Landlords seeking a new buy-to-let mortgage in October will notice another overall rate fall in the market, easing cost pressures – albeit marginally – for many.
The average two-year buy-to-let mortgage across all loan-to-value (LTV) ratios fell at the start of October to 6.40%, from 6.64% last month, according to Moneyfactscompare.co.uk, as part of a series of monthly drops across the sector. This will certainly be a welcome trend to any landlords who are set to remortgage, and indeed new investors seeking loans.
Although rates across both the buy-to-let and the standard residential market remain significantly higher than their historic lows pre-2021, the fact that rates are moving in a positive direction for borrowers is likely to increase confidence once more for property owners.
What’s more, the number of products available from lenders in the market has also been on the rise, meaning a greater range of choice and competition for landlords. The total buy-to-let mortgage product count, says Moneyfacts, is now 2,581 – up from 2,475 in September and just 988 in October 2022.

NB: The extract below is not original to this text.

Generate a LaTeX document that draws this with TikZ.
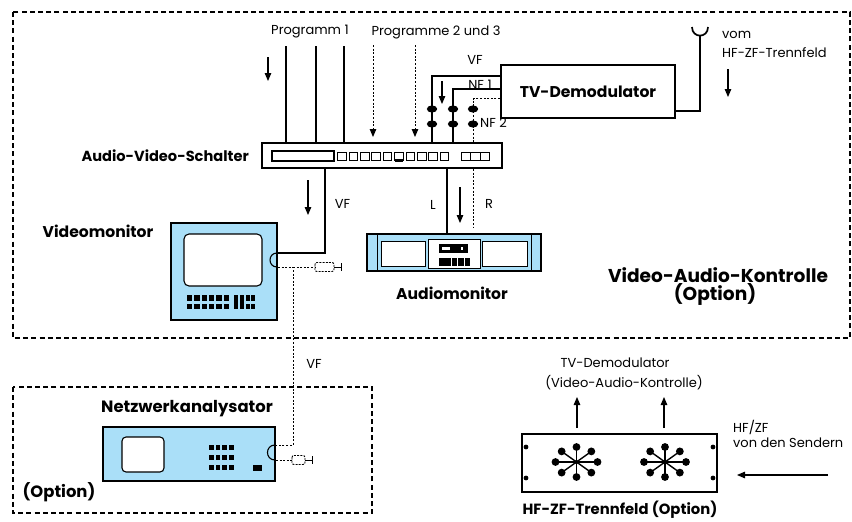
\documentclass[tikz,border=0pt]{standalone}
\usepackage{fontspec}
\setmainfont{Poppins}
\usetikzlibrary{arrows.meta,calc}
\definecolor{panelblue}{RGB}{170,223,248}
\begin{document}
\begin{tikzpicture}[x=1pt,y=-1pt,
  txt/.style={font=\fontsize{13}{15}\selectfont, inner sep=0pt},
  btxt/.style={font=\fontsize{#1}{17}\selectfont\bfseries, inner sep=0pt},
  btxt/.default=15.6,
  optframe/.style={line width=1.8pt, dash pattern=on 5pt off 3.2pt},
  wire/.style={line width=1.1pt},
  sigline/.style={line width=1pt, dash pattern=on 2pt off 1.6pt},
  flow/.style={line width=1.1pt, -{Triangle[length=8pt,width=6.5pt]}},
  sigflow/.style={sigline, -{Triangle[length=8pt,width=6.5pt]}},
  unit/.style={draw, line width=2pt, inner sep=0pt},
  plug/.style={line width=0.9pt, dash pattern=on 2pt off 1.2pt, rounded corners=2pt},
  pics/plugend/.style={code={
    \draw[plug] (0,-4.5) rectangle (#1,4.5);
    \draw[line width=0.9pt] (#1,0) -- ({#1+7},0) ({#1+7},-4) -- ({#1+7},4);
  }},
]
\useasboundingbox (0,0) rectangle (852,522);
\fill[white] (0,0) rectangle (852,522);

% ---------- option frames ----------
\draw[optframe] (13,12) rectangle (850,338);
\draw[optframe] (13,387) rectangle (372,513);

% ---------- main units ----------
\node[unit, minimum width=240, minimum height=25] (avs) at (382,155.5) {};
\node[unit, minimum width=174, minimum height=53, btxt] (demod) at (588,91.5) {TV-Demodulator};
\node[unit, fill=panelblue, minimum width=106, minimum height=97] (vm) at (224,271.5) {};
\node[unit, fill=panelblue, minimum width=174, minimum height=37] (am) at (454,252.5) {};
\node[unit, fill=panelblue, minimum width=172, minimum height=54] (na) at (189,454) {};
\node[unit, minimum width=195, minimum height=58] (hfzf) at (619.5,463) {};

% ---------- switch front panel ----------
\draw[line width=1.2pt] (272,151) rectangle (334,161);
\foreach \i in {0,...,9}
  \draw[line width=1pt] ({337.7+\i*11.4},152) rectangle ++(8.6,8);
\draw[line width=2.4pt] (394.7,160.6) -- ++(8.6,0);
\foreach \i in {0,1,2}
  \draw[line width=1pt] ({461+\i*9.6},152) rectangle ++(9.6,8);

% ---------- program inputs ----------
\foreach \x [count=\k] in {286,316,344} {
  \coordinate (prog\k) at (\x,46);
  \draw[wire] (prog\k) -- (prog\k |- avs.north);
}
\coordinate (progB) at (373,45);
\coordinate (progC) at (415,45);
\draw[sigflow] (progB) -- ($(progB |- avs.north)+(0,-5)$);
\draw[sigflow] (progC) -- ($(progC |- avs.north)+(0,-5)$);

\node[txt] (lprog1) at (310,32) {Programm 1};
\node[txt] (lprog23) at (436,32) {Programme 2 und 3};

% ---------- demodulator outputs ----------
\coordinate (vfj) at (432,76);
\coordinate (nf1j) at (453,89);
\coordinate (nf2j) at (473,98.7);
\draw[wire] (demod.west |- vfj) -| (vfj |- avs.north);
\draw[wire] (demod.west |- nf1j) -| (nf1j |- avs.north);
\draw[sigline] (demod.west |- nf2j) -| (nf2j |- avs.north);
\foreach \x in {432,453,473}
  \foreach \y in {109,124}
    \fill (\x,\y) ellipse [x radius=5.2, y radius=3.6];
\node[txt] (lvfd) at (475,60) {VF};
\node[txt, anchor=base] (lnf1) at (480,89.5) {NF 1};
\node[txt, anchor=west] (lnf2) at (480,123) {NF 2};

% ---------- antenna input ----------
\coordinate (ant) at (700,111);
\coordinate (anttop) at (700,36);
\draw[wire] (demod.east |- ant) -- (ant) -- (anttop);
\draw[line width=1.7pt] (692,27) .. controls (692,38.5) and (708,38.5) .. (708,27);
\node[txt, anchor=west] (lvom) at (722,35) {vom};
\node[txt, anchor=west] (lvomhf) at (722,53) {HF-ZF-Trennfeld};

% ---------- direction arrows ----------
\coordinate (fa1) at (268,57);
\coordinate (fa2) at (442,81);
\coordinate (fa3) at (728,69);
\coordinate (fa4) at (308,180);
\coordinate (fa5) at (460,187);
\draw[flow] (fa1) -- ++(0,24);
\draw[flow] (fa2) -- ++(0,23);
\draw[flow] (fa3) -- ++(0,28);
\draw[flow] (fa4) -- ++(0,35);
\draw[flow] (fa5) -- ++(0,36);

% ---------- switch outputs ----------
\node[btxt=14.6, anchor=east] (lavs) at (249,156) {Audio-Video-Schalter};
\coordinate (vfc) at (325,253);
\draw[wire] (vfc |- avs.south) -- (vfc) -- (vm.east |- vfc);
\node[txt] (lvf1) at (342.5,204) {VF};
\coordinate (lx) at (447,200);
\draw[wire] (lx |- avs.south) -- (lx |- am.north);
\node[txt] (ll) at (433,205) {L};
\coordinate (rend) at (473,228);
\draw[sigline] (rend |- avs.south) -- (rend);
\node[txt] (lr) at (489,204) {R};

% ---------- video monitor ----------
\node[btxt] (lvm) at (98,231) {Videomonitor};
\draw[line width=1.1pt, fill=white, rounded corners=5pt] (184,234) rectangle (262,286);
\foreach \i in {0,...,5} {
  \fill ({187+\i*7.3},295) rectangle ++(5.3,5.5);
  \fill ({187+\i*7.3},303.5) rectangle ++(5.3,5.5);
}
\fill (233.5,295) rectangle (238,309);
\fill (239.5,295) rectangle (244,309);
\fill (246,295) rectangle (249.5,300.5);
\fill (246,303.5) rectangle (249.5,309);
\fill (251,295) rectangle (254.5,300.5);
\fill (251,303.5) rectangle (254.5,309);
\coordinate (vmport) at (277,260);
\draw[line width=1.1pt] ($(vmport)+(0,-7)$) .. controls +(-9.3,0) and +(-9.3,0) .. ($(vmport)+(0,7)$);

% ---------- audio monitor ----------
\draw[line width=1pt] (377,234) -- (377,271) (531,234) -- (531,271);
\draw[line width=1pt, fill=white] (381,241) rectangle (425,266);
\draw[line width=1pt, fill=white] (428,239) rectangle (480,268);
\draw[line width=1pt, fill=white] (482,241) rectangle (527,266);
\fill (439,244) rectangle (468,252.5);
\fill[white] (442,247) rectangle (450,249.5);
\fill[white] (461,247) rectangle (463,249.5);
\foreach \i in {0,...,4}
  \fill ({439+\i*6.4},258) rectangle ++(5.6,8);
\node[btxt] (lam) at (452,293) {Audiomonitor};

% ---------- VF to network analyser ----------
\coordinate (vfd) at (293,267);
\coordinate (vfn) at (293,445);
\draw[sigline] (vm.east |- vfd) -- (vfd) -- (vfn) -- (na.east |- vfn);
\coordinate (vmplug) at (315,267);
\draw[sigline] (vfd) -- (vmplug);
\pic (vmplugend) at (vmplug) {plugend=19};
\node[txt] (lvf2) at (314,364) {VF};

\node[btxt=18.6] (lvak) at (718,275) {Video-Audio-Kontrolle};
\node[btxt=18.6] (lvako) at (715,294) {(Option)};

% ---------- network analyser ----------
\node[btxt=16.4] (lna) at (187,409) {Netzwerkanalysator};
\node[btxt=16.4] (lnao) at (59,492) {(Option)};
\draw[line width=1.1pt, fill=white, rounded corners=4pt] (122,437) rectangle (164,472);
\foreach \r in {445,455,465}
  \foreach \i in {0,...,3}
    \fill ({209+\i*6.7},\r) rectangle ++(4.6,4.6);
\fill (253,465) rectangle (262,471);
\coordinate (naport) at (275,452.5);
\draw[line width=1.1pt] ($(naport)+(0,-7.5)$) .. controls +(-10,0) and +(-10,0) .. ($(naport)+(0,7.5)$);
\coordinate (naplug) at (292,460);
\draw[sigline] (na.east |- naplug) -- (naplug);
\pic (naplugend) at (naplug) {plugend=13};

% ---------- HF/IF splitter panel ----------
\foreach \p in {(526,447),(526,478),(713,447),(713,478)}
  \fill \p circle[radius=2.4];
\coordinate (stara) at (576.5,462);
\coordinate (starb) at (665,462);
\foreach \s in {stara,starb} {
  \foreach \a in {0,45,...,315} {
    \draw[line width=1.4pt] (\s) -- ++({21*cos(\a)},{15*sin(\a)});
    \fill ($(\s)+({21*cos(\a)},{15*sin(\a)})$) circle[radius=3.9];
  }
  \fill (\s) circle[radius=2];
}
\coordinate (upa) at (577,428);
\coordinate (upb) at (664,428);
\draw[flow] (upa) -- ++(0,-31);
\draw[flow] (upb) -- ++(0,-31);
\node[txt] (ltvd) at (615,363) {TV-Demodulator};
\node[txt] (ltvdv) at (624,383) {(Video-Audio-Kontrolle)};
\coordinate (hfin) at (828,475);
\coordinate (hfend) at (737,475);
\draw[flow] (hfin) -- (hfend);
\node[txt, anchor=west] (lhf) at (733,427) {HF/ZF};
\node[txt, anchor=west] (lhfs) at (733,443) {von den Sendern};
\node[btxt=14.8] (lhfzf) at (620,510) {HF-ZF-Trennfeld (Option)};
\end{tikzpicture}
\end{document}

As Rachel Springall, finance expert at Moneyfactscompare.co.uk, points out, the interest rate drop as well as the boost in mortgage deals are both “encouraging signs for landlords looking to refinance who may have been concerned about rates escalating”.
What’s the best buy-to-let mortgage option?
At the moment, Moneyfacts’ research shows that the cheapest overall buy-to-let mortgage rates are for five-year fixed rates, where landlords with a 40% deposit can now obtain an average rate of 5.70%. This is down from 5.95% last month.
For those who need to borrow more to fund their property investment, rates have also improved and the average has now fallen back below 7%. For example, those seeking to lock in for five years with 80% LTV (a 20% deposit) will see average rates of 6.84% now, down from 7.09% last month.
Landlords who can stretch to an additional 5% for their deposit will see rates jump down even further for a five-year fixed product, to an average 6.36% compared with 6.57% in September.
Meanwhile, although two-year fixed products are currently the priciest when it comes to interest rates, they have also become more competitive. If you can stump up a 40% deposit, your average two-year fixed rate is now 6.09%, while those with just a 20% deposit can now get an average rate of 6.95%.
More deals, more choice
At the moment, there are significantly more buy-to-let mortgage deals for five-year fixed terms than for two-year fixed terms. Across all LTVs, there are a huge 1,136 five-year products available as of the start of October, while there are only 773 two-year fixed rate products.
This could explain why competition is higher, and therefore rates are lower, across five-year fixed rate mortgages right now. By comparison, in October 2018 – which could be considered a more ‘normal’ market – there were 696 five-year products, and 649 two-year products, so the numbers were much more evenly matched.
Regardless of the drop in rates, the buy-to-let mortgage market is of course more challenging now than it was before interest rates began to soar, with some landlords finding that rates have roughly doubled compared to what they were paying.
As Springall points out, those looking to lock into a buy-to-let mortgage for five years now with a 75% LTV will find rates to be at their lowest point now since June 2023, while product choice in this arena is at its highest level on record.
She concludes: “The enticement to invest for new landlords is prevalent, as rental growth on a newly let property hit 12% across Great Britain, according to a study by Hamptons, which also cited the long-term decline in rental stock will continue to underpin future rental growth.
“The months ahead for the buy-to-let sector are crucial, so any investor would be wise to seek advice before they commit and be conscious of any rental expectations amid rising costs. Providers will need to carefully balance supporting their existing customers and work hard to entice new business to encourage an optimistic outlook for investors in the months ahead.”